--- What the exercise asks ---
Restate the data exactly as given and keep the pictures out.

=== Available data ===

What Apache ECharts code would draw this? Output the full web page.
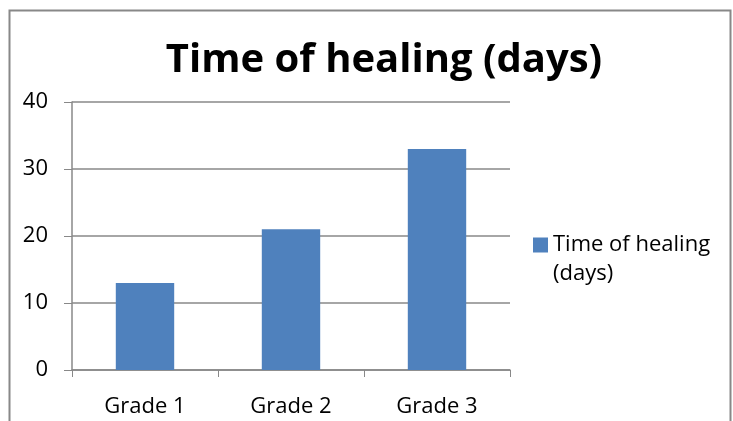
<!DOCTYPE html>
<html><head><meta charset="utf-8">
<script src="https://cdn.jsdelivr.net/npm/echarts@6/dist/echarts.min.js"></script>
<style>html,body{margin:0;padding:0;background:#fff}#c{width:733px;height:421px}</style>
</head><body><div id="c"></div>
<script>
const categories = ["Grade 1", "Grade 2", "Grade 3"];
const healingDays = [13, 21, 33];
const seriesName = "Time of healing (days)";
const chart = echarts.init(document.getElementById('c'), null, {renderer: 'canvas'});
const font = '"Open Sans", "Noto Sans", sans-serif';
chart.setOption({
  animation: false,
  backgroundColor: '#fff',
  title: {
    text: 'Time of healing (days)', left: 379, top: 36, textAlign: 'center',
    textStyle: {fontFamily: font, fontSize: 40, fontWeight: 'bold', color: '#000'}
  },
  graphic: [
    {type: 'rect', shape: {x: 9.5, y: 10.5, width: 721, height: 430}, style: {fill: null, stroke: '#888', lineWidth: 2}, silent: true},
    {type: 'text', left: 553, top: 263, style: {text: '(days)', font: '22px "Open Sans", "Noto Sans", sans-serif', fill: '#000'}, silent: true}
  ],
  legend: {
    left: 528, top: 229, itemWidth: 15, itemHeight: 15,
    icon: 'rect',
    formatter: () => 'Time of healing',
    textStyle: {fontFamily: font, fontSize: 22, color: '#000'}
  },
  grid: {left: 72, right: 223, top: 102, bottom: 51},
  xAxis: {
    type: 'category', data: categories,
    axisLine: {lineStyle: {color: '#888', width: 1.5}},
    axisTick: {show: true, length: 7, lineStyle: {color: '#888'}},
    axisLabel: {fontFamily: font, fontSize: 22, color: '#000', margin: 26}
  },
  yAxis: {
    type: 'value', min: 0, max: 40, interval: 10,
    axisLine: {show: true, lineStyle: {color: '#888', width: 1.5}},
    axisTick: {show: true, inside: false, length: 8, lineStyle: {color: '#888'}},
    splitLine: {lineStyle: {color: '#888', width: 1.5}},
    axisLabel: {fontFamily: font, fontSize: 22, color: '#000', margin: 24}
  },
  series: [{
    name: seriesName, type: 'bar', data: healingDays, barWidth: '40%',
    itemStyle: {color: '#4F81BD'}
  }]
});
</script></body></html>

===

--- Answer ---
What Apache ECharts code would draw this? Output the full web page.
<!DOCTYPE html>
<html><head><meta charset="utf-8">
<script src="https://cdn.jsdelivr.net/npm/echarts@6/dist/echarts.min.js"></script>
<style>html,body{margin:0;padding:0;background:#fff}#c{width:733px;height:421px}</style>
</head><body><div id="c"></div>
<script>
const categories = ["Grade 1", "Grade 2", "Grade 3"];
const healingDays = [13, 21, 33];
const seriesName = "Time of healing (days)";
const chart = echarts.init(document.getElementById('c'), null, {renderer: 'canvas'});
const font = '"Open Sans", "Noto Sans", sans-serif';
chart.setOption({
  animation: false,
  backgroundColor: '#fff',
  title: {
    text: 'Time of healing (days)', left: 379, top: 36, textAlign: 'center',
    textStyle: {fontFamily: font, fontSize: 40, fontWeight: 'bold', color: '#000'}
  },
  graphic: [
    {type: 'rect', shape: {x: 9.5, y: 10.5, width: 721, height: 430}, style: {fill: null, stroke: '#888', lineWidth: 2}, silent: true},
    {type: 'text', left: 553, top: 263, style: {text: '(days)', font: '22px "Open Sans", "Noto Sans", sans-serif', fill: '#000'}, silent: true}
  ],
  legend: {
    left: 528, top: 229, itemWidth: 15, itemHeight: 15,
    icon: 'rect',
    formatter: () => 'Time of healing',
    textStyle: {fontFamily: font, fontSize: 22, color: '#000'}
  },
  grid: {left: 72, right: 223, top: 102, bottom: 51},
  xAxis: {
    type: 'category', data: categories,
    axisLine: {lineStyle: {color: '#888', width: 1.5}},
    axisTick: {show: true, length: 7, lineStyle: {color: '#888'}},
    axisLabel: {fontFamily: font, fontSize: 22, color: '#000', margin: 26}
  },
  yAxis: {
    type: 'value', min: 0, max: 40, interval: 10,
    axisLine: {show: true, lineStyle: {color: '#888', width: 1.5}},
    axisTick: {show: true, inside: false, length: 8, lineStyle: {color: '#888'}},
    splitLine: {lineStyle: {color: '#888', width: 1.5}},
    axisLabel: {fontFamily: font, fontSize: 22, color: '#000', margin: 24}
  },
  series: [{
    name: seriesName, type: 'bar', data: healingDays, barWidth: '40%',
    itemStyle: {color: '#4F81BD'}
  }]
});
</script></body></html>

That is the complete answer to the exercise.